Two protest marches were held in the capital—one by the All-Workers Militant Front (PAME), affiliated to the Stalinist Communist Party of Greece (KKE), and the other by the GSEE and ADEDY federations and their affiliated unions.
Approximately 40,000 workers and youth participated in the demonstrations, with many workers bringing handmade placards and chanting slogans, including “The Crisis Should Be Paid for by the Plutocracy,” and “Permanent and Steady Jobs for All.”
Other slogans included “Where Has All the Money Gone?” and “Billions of Euros for Capitalism, but Nothing for the Workers—Rise Up!” Banners read “Keep Your Hands Off Our Benefits,” “People Are More Important than Markets and Banks” and “Enough is Enough!”
A section of protesters was attacked by riot police with pepper spray and tear gas near Syntagma Square. The police claimed this was to prevent some of the protesters from entering Athens University. Police brutally beat some of the demonstrators with their truncheons and made several arrests.
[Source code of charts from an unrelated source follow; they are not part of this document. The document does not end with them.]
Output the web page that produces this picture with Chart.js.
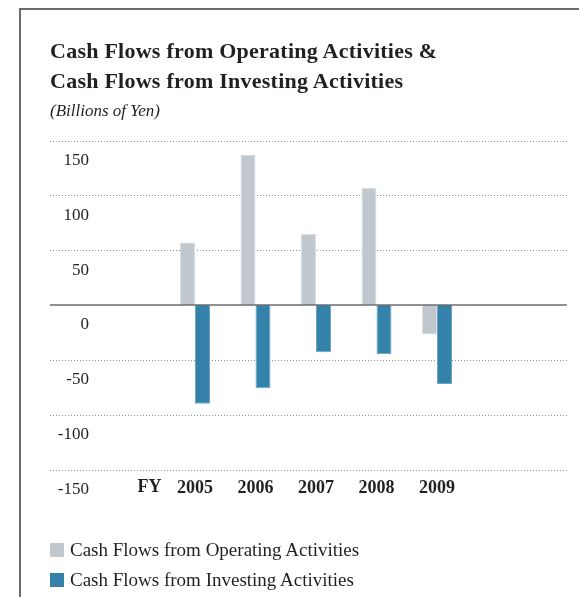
<!DOCTYPE html>
<html>
<head>
<meta charset="utf-8">
<script src="https://cdn.jsdelivr.net/npm/chart.js@4.4.1/dist/chart.umd.min.js"></script>
<style>
  body { margin: 0; background: #fff; font-family: "Liberation Serif", serif; color: #231f20; }
  #wrap { position: relative; width: 579px; height: 597px; overflow: hidden; }
  #frame { position: absolute; left: 19px; top: 8px; width: 600px; height: 600px;
           border-left: 2px solid #6b6b6b; border-top: 2px solid #6b6b6b; }
  canvas { position: absolute; left: 0; top: 0; }
  .title { position: absolute; left: 50px; top: 36px; font-size: 22px; font-weight: bold; line-height: 30px; letter-spacing: 0.25px; }
  .sub { position: absolute; left: 50px; top: 101px; font-size: 17px; font-style: italic; line-height: 20px; }
  .legend { position: absolute; left: 50px; top: 535px; font-size: 19px; }
  .legend div { height: 30px; line-height: 30px; position: relative; padding-left: 20px; }
  .legend span { position: absolute; left: 0; top: 8px; width: 14px; height: 14px; }
</style>
</head>
<body>
<div id="wrap">
  <div id="frame"></div>
  <canvas id="cf" width="579" height="597"></canvas>
  <div class="title">Cash Flows from Operating Activities &amp;<br>Cash Flows from Investing Activities</div>
  <div class="sub">(Billions of Yen)</div>
  <div class="legend">
    <div><span style="background:#c0c8cd"></span>Cash Flows from Operating Activities</div>
    <div><span style="background:#3482aa"></span>Cash Flows from Investing Activities</div>
  </div>
</div>
<script>
const years = ['2005', '2006', '2007', '2008', '2009'];
const operating = [57, 137, 65, 107, -27];
const investing = [-90, -76, -43, -45, -72];
const yTicks = [-150, -100, -50, 0, 50, 100, 150];

// dotted grid lines + solid zero line, drawn wider than the plot area
const gridPlugin = {
    id: 'grid',
    beforeDatasetsDraw(chart) {
        const ctx = chart.ctx;
        const y = chart.scales.y;
        ctx.save();
        ctx.strokeStyle = '#8c8c8c';
        ctx.lineWidth = 1;
        ctx.setLineDash([1, 2]);
        yTicks.forEach(v => {
            if (v === 0) return;
            const py = Math.round(y.getPixelForValue(v)) + 0.5;
            ctx.beginPath();
            ctx.moveTo(50, py);
            ctx.lineTo(567, py);
            ctx.stroke();
        });
        ctx.restore();
    },
    afterDatasetsDraw(chart) {
        const ctx = chart.ctx;
        const y = chart.scales.y;
        const x = chart.scales.x;
        const py = y.getPixelForValue(0);
        ctx.save();
        ctx.strokeStyle = '#6e6e6e';
        ctx.lineWidth = 1.5;
        ctx.beginPath();
        ctx.moveTo(50, py);
        ctx.lineTo(567, py);
        ctx.stroke();
        // "FY" in front of the year labels
        ctx.fillStyle = '#231f20';
        ctx.font = 'bold 18px "Liberation Serif"';
        ctx.textAlign = 'center';
        ctx.textBaseline = 'middle';
        ctx.fillText('FY', x.getPixelForValue(0) - 45.5, 487);
        ctx.restore();
    }
};

new Chart(document.getElementById('cf'), {
    type: 'bar',
    data: {
        labels: years,
        datasets: [
            {
                label: 'Cash Flows from Operating Activities',
                data: operating,
                backgroundColor: '#c0c8cd',
                borderColor: '#d9dfe2',
                borderWidth: 1
            },
            {
                label: 'Cash Flows from Investing Activities',
                data: investing,
                backgroundColor: '#3482aa',
                borderColor: '#6ea5c5',
                borderWidth: 1
            }
        ]
    },
    options: {
        responsive: false,
        animation: false,
        events: [],
        layout: { padding: { left: 0, right: 111.75, top: 140.5, bottom: 97.5 } },
        datasets: { bar: { categoryPercentage: 0.496, barPercentage: 1 } },
        plugins: {
            legend: { display: false },
            tooltip: { enabled: false }
        },
        scales: {
            x: {
                grid: { display: false },
                border: { display: false },
                ticks: {
                    color: '#231f20',
                    font: { family: 'Liberation Serif', size: 18, weight: 'bold' },
                    padding: 0
                },
                afterFit: s => { s.height = 30; }
            },
            y: {
                min: -150,
                max: 150,
                grid: { display: false, drawTicks: false },
                border: { display: false },
                ticks: {
                    stepSize: 50,
                    labelOffset: 20,
                    padding: 75.75,
                    color: '#231f20',
                    font: { family: 'Liberation Serif', size: 17 }
                },
                afterFit: s => { s.width = 164.75; }
            }
        }
    },
    plugins: [gridPlugin]
});
</script>
</body>
</html>
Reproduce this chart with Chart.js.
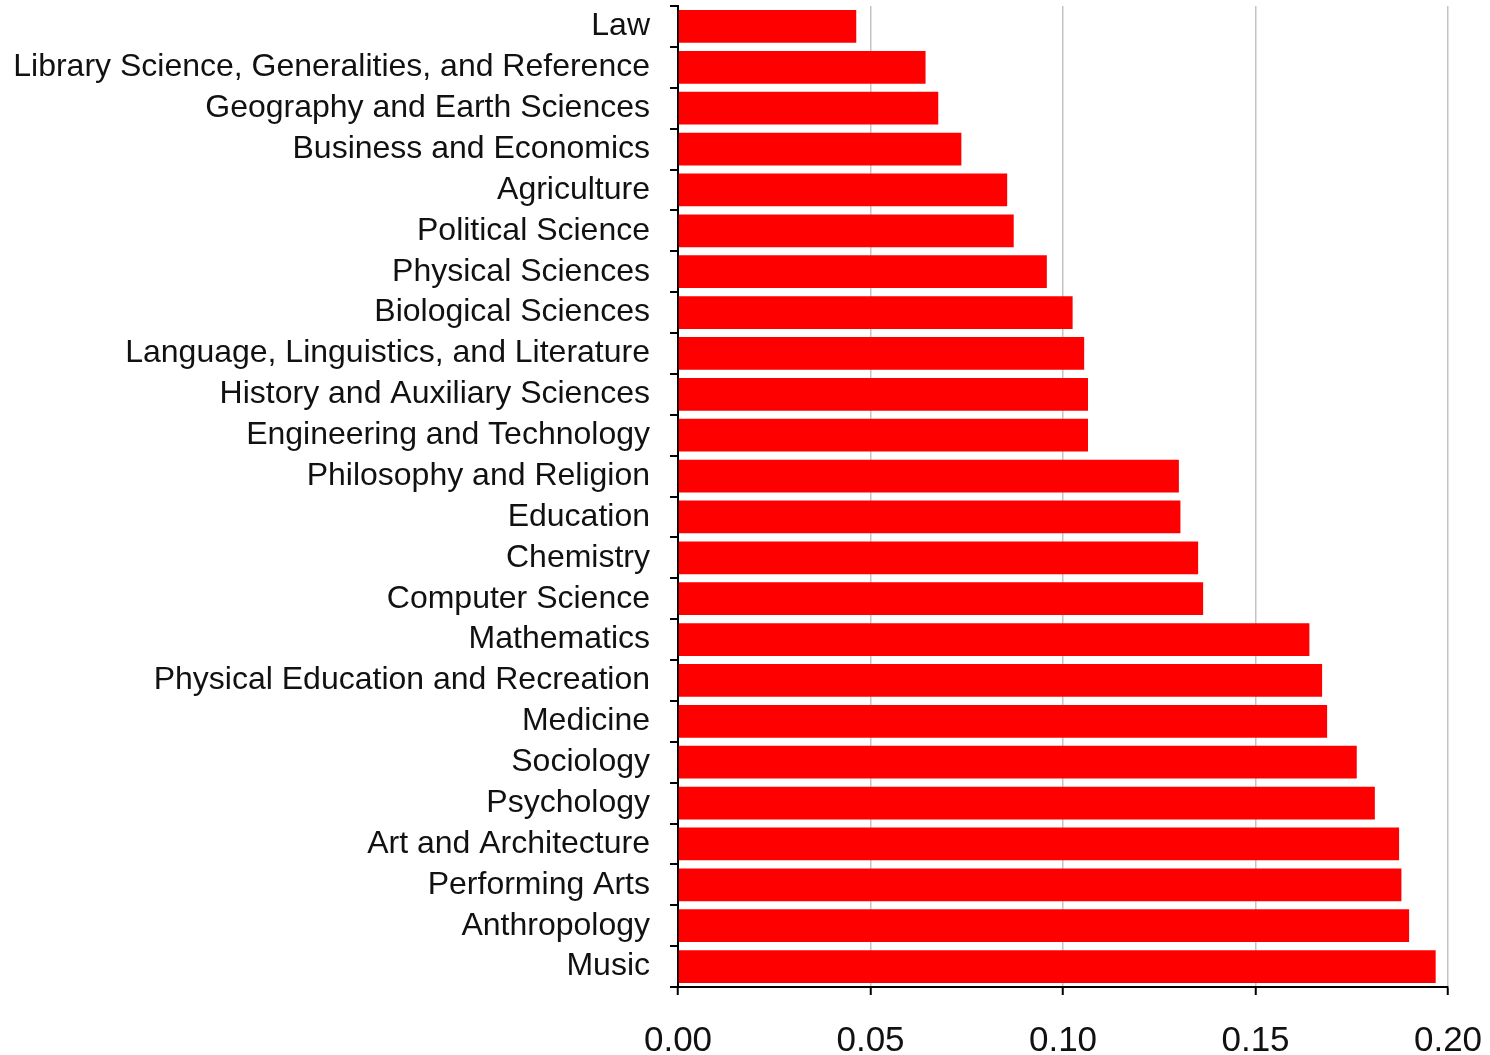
<!DOCTYPE html>
<html>
<head>
<meta charset="utf-8">
<script src="https://cdn.jsdelivr.net/npm/chart.js@4"></script>
<style>
  html, body { margin: 0; padding: 0; background: #fff; }
  canvas { display: block; }
</style>
</head>
<body>
<canvas id="barChart" width="1490" height="1055"></canvas>
<script>
// categories, top to bottom
const categories = [
    'Law',
    'Library Science, Generalities, and Reference',
    'Geography and Earth Sciences',
    'Business and Economics',
    'Agriculture',
    'Political Science',
    'Physical Sciences',
    'Biological Sciences',
    'Language, Linguistics, and Literature',
    'History and Auxiliary Sciences',
    'Engineering and Technology',
    'Philosophy and Religion',
    'Education',
    'Chemistry',
    'Computer Science',
    'Mathematics',
    'Physical Education and Recreation',
    'Medicine',
    'Sociology',
    'Psychology',
    'Art and Architecture',
    'Performing Arts',
    'Anthropology',
    'Music'
];

// values
const values = [
    0.0463, 0.0643, 0.0676, 0.0736, 0.0855, 0.0872, 0.0958, 0.1025,
    0.1055, 0.1065, 0.1065, 0.1301, 0.1305, 0.1351, 0.1364, 0.1640,
    0.1673, 0.1686, 0.1763, 0.1810, 0.1873, 0.1879, 0.1899, 0.1968
];

// x axis ticks
const xMin = 0;
const xMax = 0.20;
const xStep = 0.05;

const ctx = document.getElementById('barChart').getContext('2d');

new Chart(ctx, {
    type: 'bar',
    data: {
        labels: categories,
        datasets: [{
            data: values,
            backgroundColor: '#ff0000',
            borderWidth: 0,
            barPercentage: 0.8,
            categoryPercentage: 1.0
        }]
    },
    options: {
        indexAxis: 'y',
        responsive: false,
        animation: false,
        layout: {
            padding: { top: 6, right: 42, bottom: 0, left: 0 }
        },
        plugins: {
            legend: { display: false },
            tooltip: { enabled: false }
        },
        scales: {
            x: {
                min: xMin,
                max: xMax,
                afterFit: (scale) => {
                    scale.height = 68;
                    scale.paddingLeft = 0;
                    scale.paddingRight = 0;
                },
                ticks: {
                    stepSize: xStep,
                    padding: 25,
                    color: '#111',
                    font: { family: '"Liberation Sans", Arial, sans-serif', size: 35 },
                    callback: (v) => Number(v).toFixed(2)
                },
                grid: {
                    color: (c) => (c.tick && c.tick.value === 0) ? 'rgba(0,0,0,0)' : '#c4c4c4',
                    lineWidth: 1.5,
                    tickColor: '#000',
                    tickLength: 8,
                    tickWidth: 2
                },
                border: { display: true, color: '#000', width: 2 }
            },
            y: {
                afterFit: (scale) => {
                    scale.width = 678;
                    scale.paddingTop = 0;
                    scale.paddingBottom = 0;
                },
                ticks: {
                    autoSkip: false,
                    padding: 20,
                    color: '#111',
                    font: { family: '"Liberation Sans", Arial, sans-serif', size: 32 }
                },
                grid: {
                    offset: true,
                    drawOnChartArea: false,
                    color: '#000',
                    tickLength: 8,
                    lineWidth: 2
                },
                border: { display: true, color: '#000', width: 2 }
            }
        }
    }
});
</script>
</body>
</html>
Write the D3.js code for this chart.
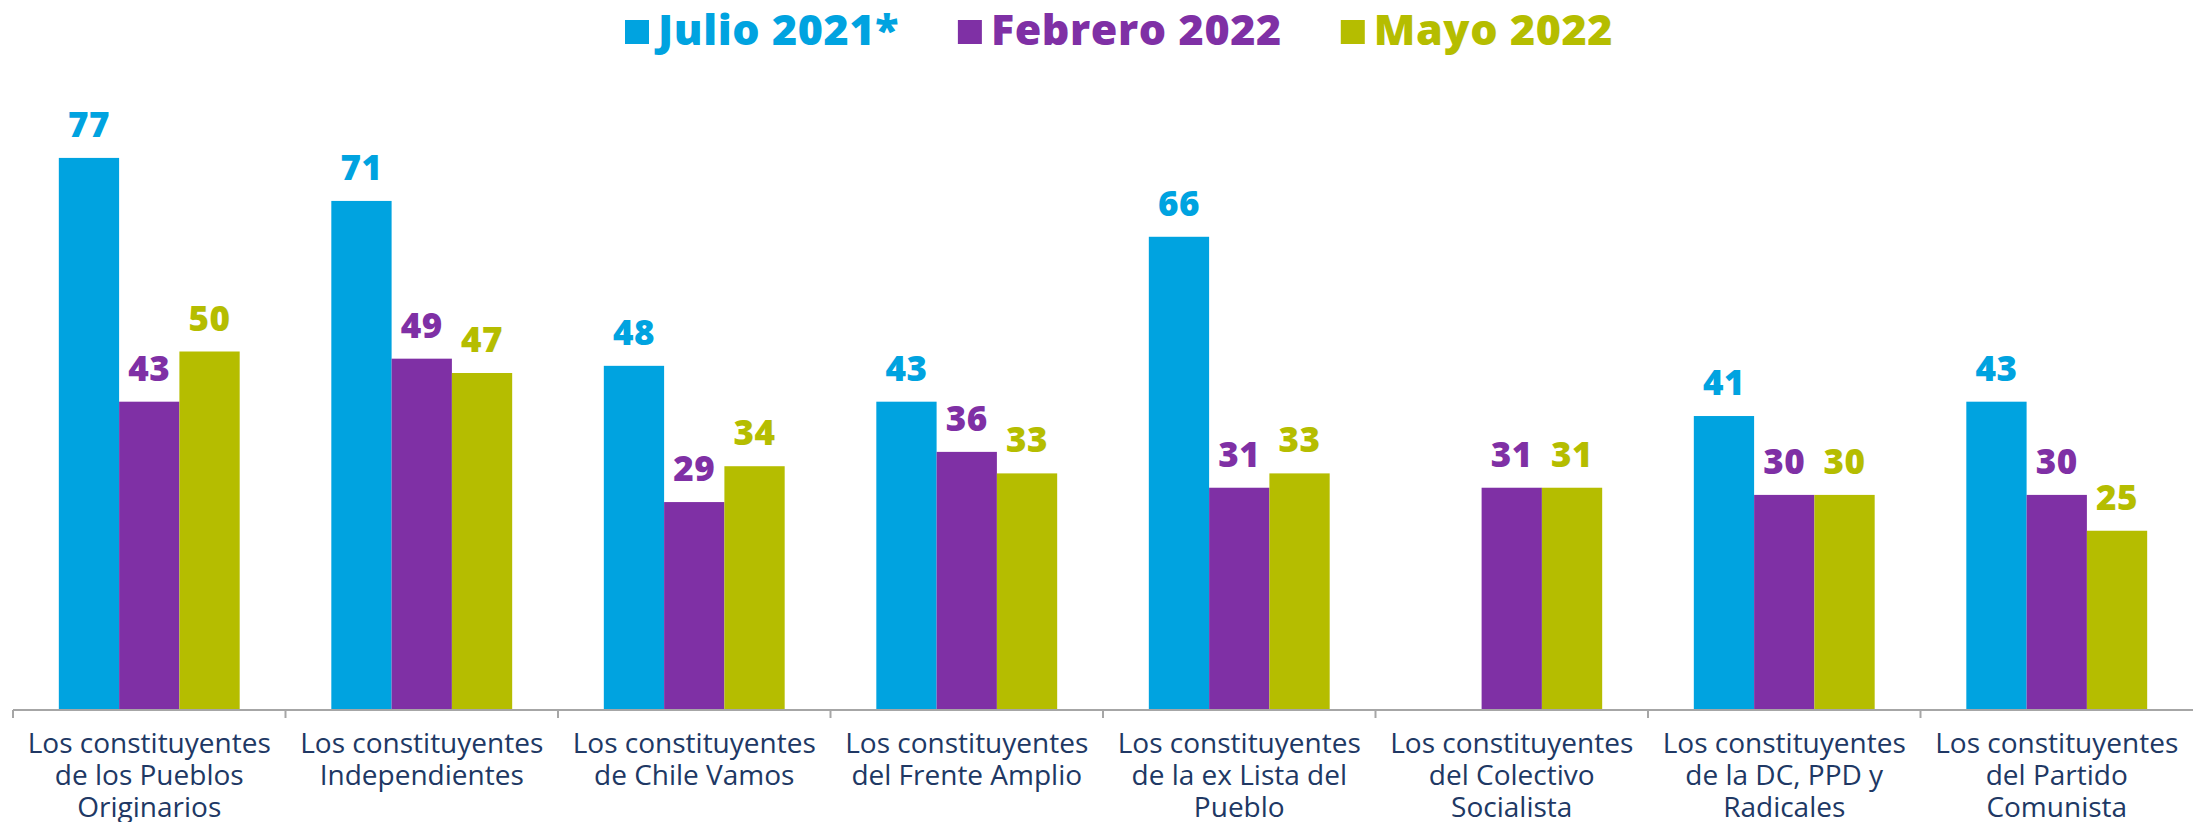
<!DOCTYPE html>
<html>
<head>
<meta charset="utf-8">
<script src="https://cdn.jsdelivr.net/npm/d3@7"></script>
<style>
  body { margin: 0; background: #fff; }
  svg { display: block; }
  .cat { font-family: "Open Sans", sans-serif; fill: #203864; }
  .val, .leg { font-family: "Open Sans", sans-serif; font-weight: 800; }
</style>
</head>
<body>
<div id="chart"></div>
<script>
// chart data
var categories = [
  ["Los constituyentes", "de los Pueblos", "Originarios"],
  ["Los constituyentes", "Independientes"],
  ["Los constituyentes", "de Chile Vamos"],
  ["Los constituyentes", "del Frente Amplio"],
  ["Los constituyentes", "de la ex Lista del", "Pueblo"],
  ["Los constituyentes", "del Colectivo", "Socialista"],
  ["Los constituyentes", "de la DC, PPD y", "Radicales"],
  ["Los constituyentes", "del Partido", "Comunista"]
];
var seriesNames = ["Julio 2021*", "Febrero 2022", "Mayo 2022"];
var julio2021 = [77, 71, 48, 43, 66, null, 41, 43];
var febrero2022 = [43, 49, 29, 36, 31, 31, 30, 30];
var mayo2022 = [50, 47, 34, 33, 33, 31, 30, 25];
var colors = ["#00A3E0", "#7F30A5", "#B5BD00"];

var series = [julio2021, febrero2022, mayo2022];

var fullWidth = 2193, fullHeight = 822;
var margin = {top: 136, left: 13, right: 0, baseline: 710};

var svg = d3.select("#chart").append("svg")
    .attr("width", fullWidth)
    .attr("height", fullHeight);

var idx = d3.range(categories.length);

var x0 = d3.scaleBand()
    .domain(idx)
    .range([margin.left, fullWidth - margin.right])
    .padding(0);

var x1 = d3.scaleBand()
    .domain(d3.range(series.length))
    .range([0, x0.bandwidth()])
    .paddingInner(0)
    .paddingOuter(0.76);

var y = d3.scaleLinear()
    .domain([0, 80])
    .range([margin.baseline, margin.baseline - 80 * 7.17]);

function barData(i) {
    return series.map(function (s, k) { return {k: k, v: s[i]}; })
        .filter(function (d) { return d.v != null; });
}

// bars
var groups = svg.selectAll("g.grp")
    .data(idx)
    .enter().append("g")
    .attr("class", "grp")
    .attr("transform", function (i) { return "translate(" + x0(i) + ",0)"; });

groups.selectAll("rect")
    .data(barData)
    .enter().append("rect")
    .attr("x", function (d) { return x1(d.k); })
    .attr("y", function (d) { return y(d.v); })
    .attr("width", x1.bandwidth())
    .attr("height", function (d) { return y(0) - y(d.v); })
    .attr("fill", function (d) { return colors[d.k]; });

groups.selectAll("text.val")
    .data(barData)
    .enter().append("text")
    .attr("class", "val")
    .attr("x", function (d) { return x1(d.k) + x1.bandwidth() / 2; })
    .attr("y", function (d) { return y(d.v) - 21; })
    .attr("text-anchor", "middle")
    .attr("font-size", 35)
    .attr("letter-spacing", 0.5)
    .attr("fill", function (d) { return colors[d.k]; })
    .text(function (d) { return d.v; });

// axis line and boundary ticks
var axis = svg.append("g").attr("class", "x axis");
axis.append("line")
    .attr("x1", x0.range()[0]).attr("x2", x0.range()[1])
    .attr("y1", y(0)).attr("y2", y(0))
    .attr("stroke", "#A6A6A6").attr("stroke-width", 2);

axis.selectAll("line.tick")
    .data(idx)
    .enter().append("line")
    .attr("class", "tick")
    .attr("x1", function (i) { return x0(i); })
    .attr("x2", function (i) { return x0(i); })
    .attr("y1", y(0)).attr("y2", y(0) + 8)
    .attr("stroke", "#A6A6A6").attr("stroke-width", 2);

// category labels
var labels = axis.selectAll("text.cat")
    .data(idx)
    .enter().append("text")
    .attr("class", "cat")
    .attr("text-anchor", "middle")
    .attr("font-size", 28)
    .attr("x", function (i) { return x0(i) + x0.bandwidth() / 2; })
    .attr("y", y(0) + 43);

labels.selectAll("tspan")
    .data(function (i) { return categories[i]; })
    .enter().append("tspan")
    .attr("x", function () { return d3.select(this.parentNode).attr("x"); })
    .attr("dy", function (d, j) { return j === 0 ? 0 : 32; })
    .text(function (d) { return d; });

// legend
var legend = svg.append("g").attr("class", "legend");
var lx = 625;
seriesNames.forEach(function (name, k) {
    legend.append("rect")
        .attr("x", lx).attr("y", 20)
        .attr("width", 24).attr("height", 24)
        .attr("fill", colors[k]);
    var t = legend.append("text")
        .attr("class", "leg")
        .attr("x", lx + 33).attr("y", 45)
        .attr("font-size", 43)
        .attr("letter-spacing", 0.6)
        .attr("fill", colors[k])
        .text(name);
    lx += 33 + t.node().getComputedTextLength() + 59;
});
</script>
</body>
</html>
In the second largest city, Thessaloniki police estimates reported that some 7,000 people gathered to protest. Demonstrations were also held in other cities and towns.
Even as the protests were taking place, however, the government indicated that it would announce further austerity measures next week. This follows a visit on Tuesday by officials from the European Union, the European Central Bank and the International Monetary Fund. Earlier, IMF chief economist Olivier Blanchard warned that high-debt countries like Greece face an “extremely painful” period of budget tightening that could last up to 20 years and require “sacrifices.”